QuotePlanning Commission supports ruling that blocks Springfield homeless apartments

After months of neighborhood controversy, Jacksonville's Planning Commission endorsed a ruling by the city's planning director Thursday that blocks development of an apartment building for homeless people in Springfield.

"I do not find any sign of a 'clearly erroneous' [ruling]," Vice Chairman Chris Hagan told commissioners, referencing the standard the board would have had to meet to reverse Planning Director Calvin Burney's finding that the 12-unit project on Cottage Avenue conflicts with neighborhood zoning rules.

The decision represents the last step in a city review of plans by nonprofit Ability Housing of Northeast Florida. But it could move the dispute over the project into court instead.

Ability Housing attorney Tim Franklin told the commission Ability had come to the board to try to resolve the dispute administratively, but could still sue.

He noted the federal government had sued New Orleans for violating the Fair Housing Act by blocking a similar, 20-unit project, and that city ended up agreeing to fund 350 units of homeless housing to settle the case.

The nonprofit's executive director, Shannon Nazworth, said a committee from the organization's board of directors would weigh its options carefully before deciding whether to sue over the project. The project had been promoted as a way to house veterans who had mental illnesses or other disabilities that are protected from discrimination under fair housing laws.

"We feel very firmly that we owe it to those 12 veterans," Nazworth said, but added that "we're not going to just dig in our heels and fight for the sake of fighting.

"We know we're right in what we're trying to do. We just have to be sure it's the right thing for everyone involved," she said. "Going through a lawsuit is a big deal and we don't jump into that lightly."

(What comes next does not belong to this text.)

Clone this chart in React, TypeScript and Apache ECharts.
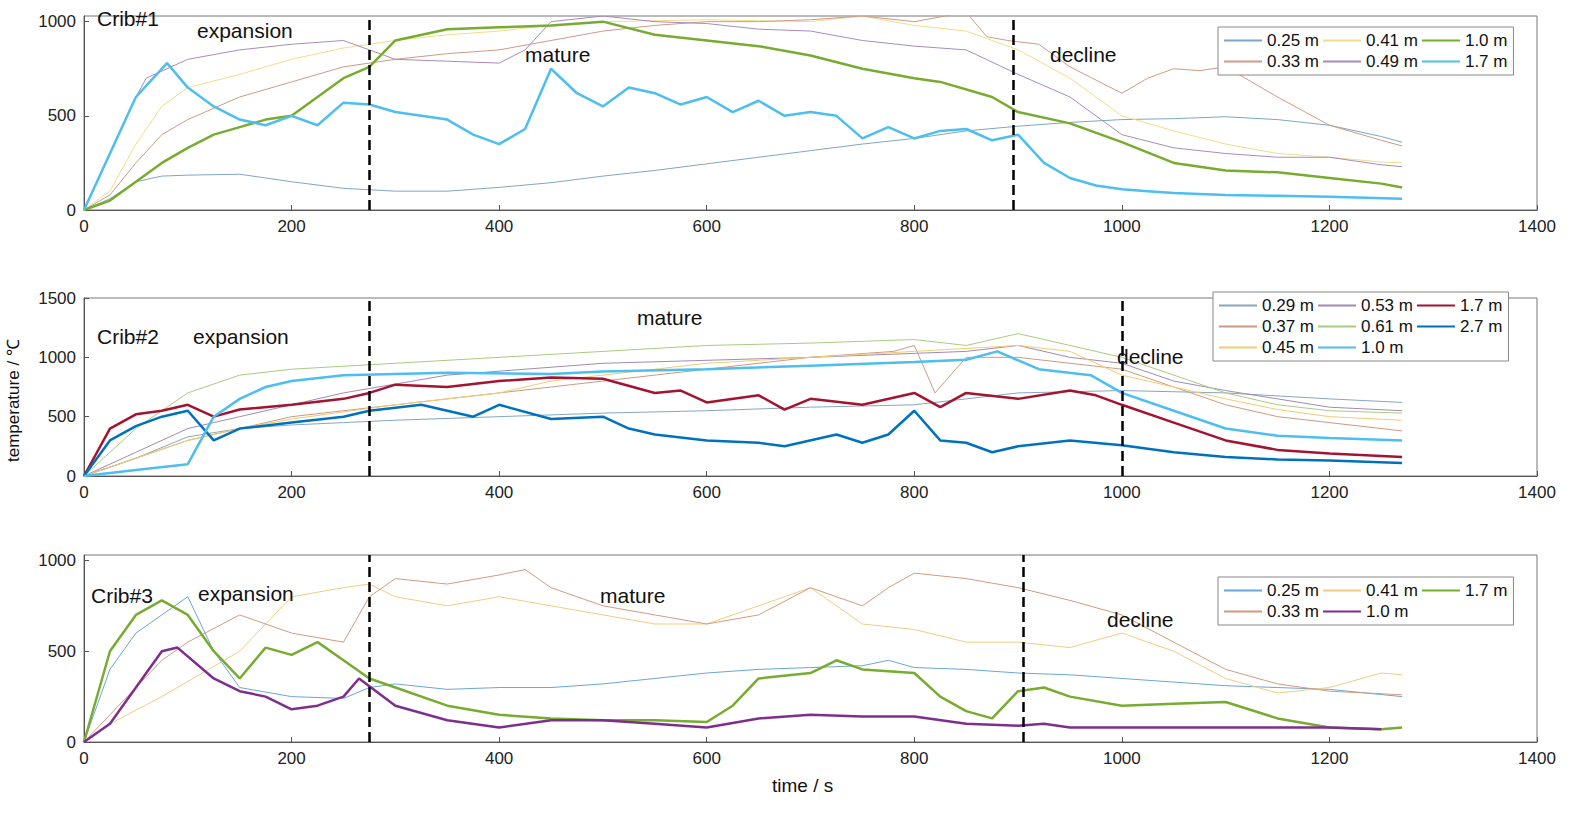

Springfield has a history as a magnet for group homes, rooming houses and facilities for the poor and disabled, and many residents objected that the new project would bring in people who were homeless because of drug abuse, psychiatric problems and other issues that could make them problem neighbors.

An area property owner had his lawyer request Burney's guidance on whether the project would meet zoning requirements.

In May, Burney concluded the "supportive housing" that homeless advocates wanted wasn't mentioned directly in city ordinance, but was "akin to" rooming houses and other uses that haven't been allowed to move into Springfield since around 2000.

Burney said he hadn't considered fair housing laws in reaching his conclusions.

"The target group didn't matter to me. It could have been any target group. ... I didn't delve into the fair housing laws," he said.

Instead, Burney said he assessed whether Ability Housing's plan was consistent with norms for multifamily housing, which was how the nonprofit described its intended use of the building to the city.

He decided that agreements the nonprofit had reached for helping residents line up assistance with job training, mental health services, individualized case management and other services was "a cut above" anything available through a conventional landlord. What it was closest too, he said, was the kind of oversight found in group homes and similar "special uses" that zoning rules for Springfield don't allow.

Although they were not allowed to speak during the meeting, dozens of Springfield residents waited several hours in a city-owned office building for the commission's decision, some sitting on the floor with their backs to the back and side walls of a big training room where every seat was taken.

Commissioner Lisa King said the neighborhood's history of concentrated rooming houses, and the harmful effect their numbers had, made it the wrong place to set up homeless apartments.

"I'm sympathetic to what Ability is trying to do. ... But I'm also sympathetic to the residents," King said.

"There are many sections of this city where a facility could be located. ... It's just that Springfield has done more than its share."